Geochemistry of volcanogenic massive sulfide and high-grade Au granite-hosted ore deposits, southern Alaska, and, development and application of laser microprobe techniques for analysis of sulfur, carbon, and oxygen isotope ratios

Bibliographic Reference

Crowe, D.E., 1990, Geochemistry of volcanogenic massive sulfide and high-grade Au granite-hosted ore deposits, southern Alaska, and, development and application of laser microprobe techniques for analysis of sulfur, carbon, and oxygen isotope ratios: University of Wisconsin, Madison, Ph.D. dissertation, 209 p., illust.

Abstract

The Prince William Sound district, located in southcentral Alaska, contains innumerable seafloor volcanogenic massive sulfide deposits hosted within volcanic and sedimentary rock sequences of the Late Cretaceous Valdez Group and the Paleocene to Eocene Orca Group accretionary complexes of southern Alaska.
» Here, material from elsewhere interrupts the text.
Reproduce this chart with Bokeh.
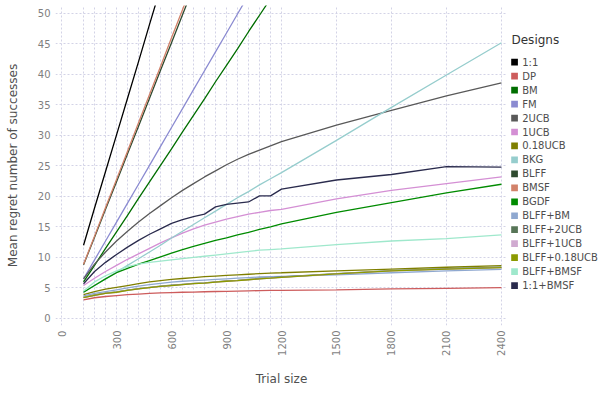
import math
from bokeh.plotting import figure
from bokeh.layouts import row
from bokeh.models import Range1d, FixedTicker, ColumnDataSource
from bokeh.core.properties import value
from bokeh.embed import file_html
from bokeh.resources import INLINE

# ---------------- data ----------------
trial_sizes = [120, 180, 240, 300, 360, 420, 480, 540, 600, 660, 720, 780, 840, 900,
               960, 1020, 1080, 1140, 1200, 1500, 1800, 2100, 2400]
x_tick_values = [0, 300, 600, 900, 1200, 1500, 1800, 2100, 2400]
y_tick_values = [0, 5, 10, 15, 20, 25, 30, 35, 40, 45, 50]

designs = ["1:1", "DP", "BM", "FM", "2UCB", "1UCB", "0.18UCB", "BKG", "BLFF", "BMSF",
           "BGDF", "BLFF+BM", "BLFF+2UCB", "BLFF+1UCB", "BLFF+0.18UCB", "BLFF+BMSF",
           "1:1+BMSF"]

colors = ["#000000", "#cd5c5c", "#006e00", "#8b8bd1", "#595959", "#d48fd4", "#7f7f00",
          "#96cdcd", "#2f4a2f", "#d2826a", "#008b00", "#8fa8d0", "#577557", "#d0aad0",
          "#8b9a00", "#9fe8cc", "#2a2b4d"]

r_1to1 = [12.0, 18.1, 24.1, 30.1, 36.1, 42.1, 48.2, 54.2, 60.2, 66.2, 72.3, 78.3, 84.3,
          90.3, 96.4, 102.4, 108.4, 114.4, 120.5, 150.6, 180.7, 210.8, 240.9]
r_dp = [3.05, 3.4, 3.6, 3.75, 3.9, 4.0, 4.1, 4.2, 4.25, 4.3, 4.33, 4.38, 4.42, 4.45, 4.5,
        4.53, 4.56, 4.6, 4.62, 4.7, 4.85, 4.95, 5.05]
r_bm = [6.0, 8.7, 11.5, 14.2, 16.9, 19.7, 22.4, 25.1, 27.8, 30.6, 33.3, 36.0, 38.8, 41.5,
        44.2, 47.0, 49.7, 52.4, 55.1, 68.8, 82.4, 96.1, 109.7]
r_fm = [6.5, 9.6, 12.7, 15.8, 18.9, 22.0, 25.1, 28.2, 31.3, 34.4, 37.5, 40.6, 43.7, 46.8,
        49.9, 53.0, 56.0, 59.1, 62.2, 77.7, 93.2, 108.7, 124.1]
r_2ucb = [6.5, 8.9, 10.9, 12.7, 14.3, 15.8, 17.2, 18.5, 19.8, 21.0, 22.1, 23.2, 24.2, 25.2,
          26.1, 26.9, 27.6, 28.3, 29.0, 31.7, 34.1, 36.5, 38.6]
r_1ucb = [5.4, 6.6, 7.7, 8.7, 9.7, 10.6, 11.5, 12.4, 13.2, 14.0, 14.7, 15.3, 15.8, 16.3,
          16.7, 17.1, 17.4, 17.7, 17.9, 19.6, 21.0, 22.1, 23.2]
r_018ucb = [3.9, 4.4, 4.8, 5.1, 5.4, 5.7, 6.0, 6.2, 6.4, 6.55, 6.7, 6.85, 6.95, 7.05, 7.15,
            7.25, 7.35, 7.45, 7.5, 7.8, 8.1, 8.4, 8.65]
r_bkg = [4.3, 5.4, 6.5, 7.6, 8.7, 9.8, 10.9, 12.0, 13.2, 14.3, 15.4, 16.5, 17.6, 18.7,
         19.8, 20.8, 21.9, 22.9, 23.9, 29.2, 34.6, 39.9, 45.2]
r_blff = [8.8, 13.3, 17.9, 22.4, 27.0, 31.5, 36.1, 40.7, 45.2, 49.8, 54.3, 58.9, 63.4,
          68.0, 72.6, 77.1, 81.7, 86.2, 90.8, 113.6, 136.4, 159.2, 182.0]
r_bmsf = [8.9, 13.5, 18.2, 22.8, 27.4, 32.1, 36.7, 41.3, 46.0, 50.6, 55.2, 59.9, 64.5,
          69.1, 73.7, 78.4, 83.0, 87.6, 92.3, 115.4, 138.6, 161.7, 184.9]
r_bgdf = [4.3, 5.4, 6.5, 7.5, 8.2, 8.9, 9.5, 10.1, 10.7, 11.3, 11.8, 12.3, 12.8, 13.2,
          13.7, 14.1, 14.6, 15.0, 15.5, 17.4, 19.0, 20.6, 22.0]
r_blff_bm = [3.7, 4.1, 4.4, 4.7, 5.0, 5.3, 5.55, 5.75, 5.95, 6.1, 6.2, 6.3, 6.4, 6.5, 6.6,
             6.7, 6.8, 6.85, 6.9, 7.15, 7.5, 7.8, 8.05]
r_blff_2ucb = [3.45, 3.85, 4.15, 4.35, 4.65, 4.9, 5.1, 5.3, 5.45, 5.6, 5.75, 5.85, 6.0,
               6.15, 6.25, 6.4, 6.55, 6.65, 6.8, 7.35, 7.85, 8.15, 8.4]
r_blff_1ucb = [3.4, 3.8, 4.1, 4.3, 4.6, 4.85, 5.05, 5.25, 5.4, 5.55, 5.7, 5.8, 5.95, 6.1,
               6.2, 6.35, 6.5, 6.6, 6.75, 7.3, 7.8, 8.1, 8.35]
r_blff_018ucb = [3.4, 3.8, 4.1, 4.3, 4.6, 4.85, 5.05, 5.25, 5.4, 5.55, 5.7, 5.8, 5.95, 6.1,
                 6.2, 6.35, 6.5, 6.6, 6.75, 7.3, 7.8, 8.1, 8.35]
r_blff_bmsf = [4.5, 6.0, 7.0, 7.8, 8.5, 8.9, 9.2, 9.4, 9.6, 9.8, 10.0, 10.2, 10.4, 10.6,
               10.8, 11.0, 11.2, 11.3, 11.4, 12.1, 12.7, 13.1, 13.7]
r_1to1_bmsf = [5.7, 7.7, 9.2, 10.5, 11.7, 12.8, 13.8, 14.7, 15.6, 16.2, 16.7, 17.1, 18.3,
               18.7, 18.9, 19.1, 20.1, 20.1, 21.2, 22.7, 23.6, 24.9, 24.8]

series = [r_1to1, r_dp, r_bm, r_fm, r_2ucb, r_1ucb, r_018ucb, r_bkg, r_blff, r_bmsf,
          r_bgdf, r_blff_bm, r_blff_2ucb, r_blff_1ucb, r_blff_018ucb, r_blff_bmsf,
          r_1to1_bmsf]

FONT = "DejaVu Sans"
TOP, BOTTOM = 5, 74   # borders shared by both panels (frames are aligned in a row)

# ---------------- main plot ----------------
p = figure(width=507, height=399, output_backend="svg", toolbar_location=None,
           x_range=Range1d(-33, 2433), y_range=Range1d(-1.15, 51.3),
           min_border_left=55, min_border_right=0, min_border_top=TOP,
           min_border_bottom=BOTTOM)
p.outline_line_color = None
p.background_fill_color = "white"
p.border_fill_color = "white"

p.xaxis.ticker = FixedTicker(ticks=x_tick_values)
p.yaxis.ticker = FixedTicker(ticks=y_tick_values)
p.xgrid.ticker = FixedTicker(ticks=[0] + trial_sizes)
p.ygrid.ticker = FixedTicker(ticks=y_tick_values)
for ax in (p.xaxis[0], p.yaxis[0]):
    ax.axis_line_color = None
    ax.major_tick_line_color = None
    ax.minor_tick_line_color = None
    ax.major_tick_out = 0
    ax.major_tick_in = 0
    ax.minor_tick_out = 0
    ax.minor_tick_in = 0
    ax.major_label_text_font = FONT
    ax.major_label_text_font_size = "10px"
    ax.major_label_text_color = "#7f7f7f"
    ax.major_label_standoff = 5
    ax.axis_label_text_font = FONT
    ax.axis_label_text_font_size = "12px"
    ax.axis_label_text_font_style = "normal"
    ax.axis_label_text_color = "#505050"
p.xaxis.major_label_orientation = math.pi / 2
p.xaxis.axis_label = "Trial size"
p.xaxis.axis_label_standoff = 13
p.yaxis.axis_label = "Mean regret number of successes"
p.yaxis.axis_label_standoff = 15

for g in (p.xgrid[0], p.ygrid[0]):
    g.grid_line_color = "#d3d3e6"
    g.grid_line_dash = "2 2"
    g.grid_line_width = 1

for name, vals, col in zip(designs, series, colors):
    src = ColumnDataSource(data=dict(x=trial_sizes, y=vals))
    p.line("x", "y", source=src, line_color=col, line_width=1.3)

# ---------------- legend panel (page-pixel coordinates) ----------------
leg = figure(width=91, height=399, output_backend="svg", toolbar_location=None,
             x_range=Range1d(0, 91), y_range=Range1d(399 - BOTTOM, TOP),
             x_axis_type=None, y_axis_type=None,
             min_border_left=0, min_border_right=0, min_border_top=TOP,
             min_border_bottom=BOTTOM)
leg.outline_line_color = None
leg.grid.visible = False
leg.background_fill_color = "white"
leg.border_fill_color = "white"

row_y = [61.7 + 13.96 * i for i in range(len(designs))]
leg_src = ColumnDataSource(data=dict(
    left=[3.7] * len(designs), right=[10.4] * len(designs),
    top=[y - 3.35 for y in row_y], bottom=[y + 3.35 for y in row_y],
    ty=row_y, label=designs, color=colors))
leg.quad(left="left", right="right", top="top", bottom="bottom", fill_color="color",
         line_color=None, source=leg_src)
leg.text(x=14.7, y="ty", text="label", source=leg_src, text_baseline="middle",
         text_align="left", text_font=value(FONT), text_font_size="10px",
         text_color="#4d4d4d")
leg.text(x=[4], y=[39], text=["Designs"], text_baseline="middle", text_align="left",
         text_font=value(FONT), text_font_size="12px", text_color="#333333")

layout = row(p, leg, spacing=0)
open("out.html", "w").write(file_html(layout, INLINE))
Detailed petrologic, whole-rock, stable isotope and fluid inclusion studies indicate that these massive sulfide bodies formed in mid-ocean ridge hydrothermal environments, and are not later epigenetic features related to accretion of the Orca and Valdez Groups to southern Alaska. Geochemical variations, particularly variations in stable isotope and fluid inclusion minimum trapping temperatures, distinguish volcanic rock-hosted deposits (low [delta] 34S and [delta] 18O values) from sediment-hosted deposits (elevated [delta] 34Sand [delta] 18O values). The Estelle pluton, located in the central Alaska Range, contains high-grade Au mineralization related to late-magmatic stage boiling of high-salinity fluids. Detailed petrographic and fluid inclusion studies reveal very-high-salinity fluids spatially associated with concentrically banded, spherical to ellipsoidal mineralized structures. The origin of these structures is problematic, as they resemble 'bubbles' related to hyper-solidus processes (such as immiscibility), yet occur in linear zones that crosscut the host pluton, suggesting subsolidus structural control. Our data are consistent with formation of a late magmatic stage hydrothermal fluid that underwent phase separation, producing an Au-bearing high-salinity phase and a lower-salinity unmineralized phase. The development of the laser microprobe is critical to the study of micro-scale stable isotope variations commonly encountered in ore forming environments. The University of Wisconsin laser microprobe provides high spatial resolution (to 70 [mu]m) with analytical precision of 0.14 per thous for measurement of [delta] 34S in pyrite, pyrrhotite, galena, chalcopyrite and sphalerite. Accuracy is good; corrections of -0.1 to +1.4 per thous are required to correct for mineral specific fractionation related to the process of laser ablation. Analysis of [delta] 18O and [delta] 13C in calcite and dolomite shows promise. Precision is not as good as for sulfides, and mineral specific fractionations are not yet determined, but appear to be necessary.